Sometimes
Evil Feels Good. Sometimes
Good Feels Good. And then there's this strange thing in the middle, where good people feel good when they hurt evil:
Smiting Evil Feels Good.
This is a hero who feels enjoyment, elation, and great satisfaction, when they kill or beat up the bad guys. They may be otherwise strictly moral, well-intentioned, and selfless, but when they've decided you're better off dead than alive, they'll kill you with a smile on their face, and may even tak additional satisfaction in ending you in
sadistic ways. They're not a
Blood Knight, though; they never lose track of their purpose, and they don't
seek villain-killing on their own, they just enjoy it when it happens.
Some heroes tend to
break down when they find themselves doing this or when someone else points this out, especially if they feel it somehow implies that their
motivation is not high righteousness, but base blood-lust. It's in fact a very common topic of
Not So Different speeches.
How can one be good if one enjoys doing evil? Is it okay to enjoy hurting others? Is it degrading? Is all the heroing just an excuse to get one's kicks in a socially acceptable manner? Am I really
Not So Different from that villain? Am I a self-righteous hypocrite? Does it matter?
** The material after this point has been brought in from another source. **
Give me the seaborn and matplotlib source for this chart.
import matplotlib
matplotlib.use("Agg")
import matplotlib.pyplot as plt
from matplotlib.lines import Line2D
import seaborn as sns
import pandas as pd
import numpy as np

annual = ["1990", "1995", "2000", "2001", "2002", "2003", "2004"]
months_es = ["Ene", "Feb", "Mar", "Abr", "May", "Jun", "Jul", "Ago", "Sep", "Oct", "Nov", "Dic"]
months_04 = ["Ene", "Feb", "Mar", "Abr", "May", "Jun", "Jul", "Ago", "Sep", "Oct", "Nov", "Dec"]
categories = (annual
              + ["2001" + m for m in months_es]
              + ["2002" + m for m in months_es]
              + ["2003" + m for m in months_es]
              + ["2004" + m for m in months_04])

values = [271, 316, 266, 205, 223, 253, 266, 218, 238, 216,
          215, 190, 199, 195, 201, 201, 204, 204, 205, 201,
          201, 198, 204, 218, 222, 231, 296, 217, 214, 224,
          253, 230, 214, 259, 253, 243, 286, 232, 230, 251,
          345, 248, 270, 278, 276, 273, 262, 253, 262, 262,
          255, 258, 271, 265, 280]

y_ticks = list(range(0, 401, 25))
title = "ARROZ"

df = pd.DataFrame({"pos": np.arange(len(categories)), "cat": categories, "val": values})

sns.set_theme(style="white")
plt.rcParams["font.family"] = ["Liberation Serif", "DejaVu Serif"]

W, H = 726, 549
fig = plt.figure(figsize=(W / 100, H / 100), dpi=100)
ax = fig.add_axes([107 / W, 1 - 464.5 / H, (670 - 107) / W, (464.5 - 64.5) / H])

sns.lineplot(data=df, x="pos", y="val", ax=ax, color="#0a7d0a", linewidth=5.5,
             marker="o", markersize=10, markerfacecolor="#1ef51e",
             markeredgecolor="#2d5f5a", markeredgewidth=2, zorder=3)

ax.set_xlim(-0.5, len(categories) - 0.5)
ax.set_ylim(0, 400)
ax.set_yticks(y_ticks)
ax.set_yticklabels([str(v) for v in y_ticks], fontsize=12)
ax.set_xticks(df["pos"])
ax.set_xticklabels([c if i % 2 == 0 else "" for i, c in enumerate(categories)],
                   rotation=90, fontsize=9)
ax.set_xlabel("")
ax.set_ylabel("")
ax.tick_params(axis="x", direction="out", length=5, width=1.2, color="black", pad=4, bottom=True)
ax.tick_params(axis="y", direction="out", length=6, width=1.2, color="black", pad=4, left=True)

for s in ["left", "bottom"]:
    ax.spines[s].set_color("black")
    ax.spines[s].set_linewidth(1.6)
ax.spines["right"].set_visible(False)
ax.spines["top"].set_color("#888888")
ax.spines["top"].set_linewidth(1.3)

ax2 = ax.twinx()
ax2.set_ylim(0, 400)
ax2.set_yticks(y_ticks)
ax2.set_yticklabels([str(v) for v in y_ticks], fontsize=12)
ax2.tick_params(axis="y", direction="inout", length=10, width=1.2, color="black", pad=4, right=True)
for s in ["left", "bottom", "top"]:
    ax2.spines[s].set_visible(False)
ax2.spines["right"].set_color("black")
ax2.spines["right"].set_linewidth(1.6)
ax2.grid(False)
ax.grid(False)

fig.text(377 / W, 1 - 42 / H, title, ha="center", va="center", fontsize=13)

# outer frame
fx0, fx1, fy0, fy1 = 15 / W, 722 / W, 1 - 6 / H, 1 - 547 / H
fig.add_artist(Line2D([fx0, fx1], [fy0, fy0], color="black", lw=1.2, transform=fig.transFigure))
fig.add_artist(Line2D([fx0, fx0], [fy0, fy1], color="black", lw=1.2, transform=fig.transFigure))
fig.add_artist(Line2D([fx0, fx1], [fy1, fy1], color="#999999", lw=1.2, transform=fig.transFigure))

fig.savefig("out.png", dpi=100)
Other heroes decide that what matters is that
the outcome of their actions is globally good, or that
the methods they follow are virtuous, and leave it to others to
worry about introspective stuff like motivations and hypocrisy and so on.
Fairly common in the
Action Hero, especially in the Eighties, and the
Bad Ass. If they've dropped a
Bond One Liner, even with a straight face, you know they fit here.
Examples:
Manga And Anime
- Saeko Busijima of High School Of The Dead is a sadist who gets off on killing zombies and when young, enjoyed nearly killing a would-be rapist.
- One would suspect Kenshiro, Hero Protagonist of Fist Of The North Star, of having traces of this. While he's The Stoic and will never smile at a villain, he goes out of his way to murder them in gruesome ways, and delays the effect for maximum despair on their part, or to allow them to showcase their arrogance and foolishness to the last extremity. All this, when he could easily instakill them in one touch. They are, however, as deserving as that treatment as a human can be; the entire principle behind the manga seems to be "show people be gruesome, sadistic monsters unfit to be alive, then have kenshiro execute them for the catharsis of the audience, who have their cruelty thus satisfied in a guilt-free manner.
Comic Book
- In Watchmen, Hooded Justice went through a Heroic BSOD when another taunted him that he hadn't joined up so much for fighting crime as just having a legal excuse to beat the crap out of people. Nite Owl II and Silk Spectre take great enjoyment in heroics, but it's unclear whether "beating up the bad guys" is what thrills them, or just the danger. Rorschach acts like it's his moral obligation to make bad guys suffer, but it's unclear whether he derives pleasure from it besides the satisfaction of accomplished duty.
Fan Fic
Film
Live Action TV
- On Law And Order Special Victims Unit Elliot Stabler, while not outright killing bad guys (if not accidentally... or is it?), ostensibly loves beating the shit out of rapists, pedophiles etc. (and the other detectives are the others are that close too).
- In Burn Notice, both Michael and Fi have Berserk Buttons for villains who hurt children. Fi particularly chomps at the bit to kill such people (or recurring villains who've been troublesome Manipulative Bastards to Michael in the who-burned-me arc), although she'll defer to Michael's judgment if such would be tactically unwise (or detrimental to Michael getting answers he needs) at the time. But if she does get the green light, she'll smile when she does it.
Literature
- Ky Vatta in Elizabeth Moon's Vattas War series discovers early on that she derives a near-sadistic pleasure from killing her enemies, who tend to be Complete Monsters, face-to-face (as opposed to from a starship bridge). She is too moral to kill someone unless forced to, and is too horrified about the secret pleasure she takes in killing to tell others about it, but she can't deny that she gets an odd pleasure of doing it when forced to.
- Animorphs goes into some detail regarding this. The bad guys are an alien race of brain slugs, basically, and after one of the protagonists, Jake, sends thousands of them to their deaths by dumping their regeneration pool into space, he has a minor breakdown about how much he enjoyed doing so. Another protagonist, Rachel (who has no such qualms) tells him he has to separate the feeling from the action: "doing what has to be done" is not immoral, nor is "enjoying winning".
Tabletop Games
- This is something of a common trait among the Space Marines of Warhammer 40000, though this is easily thanks to the conditioning their chapters and the Imperium as a whole gives them, forming this bias against the Xenos and Forces of Chaos that dare invade the Imperium of Man.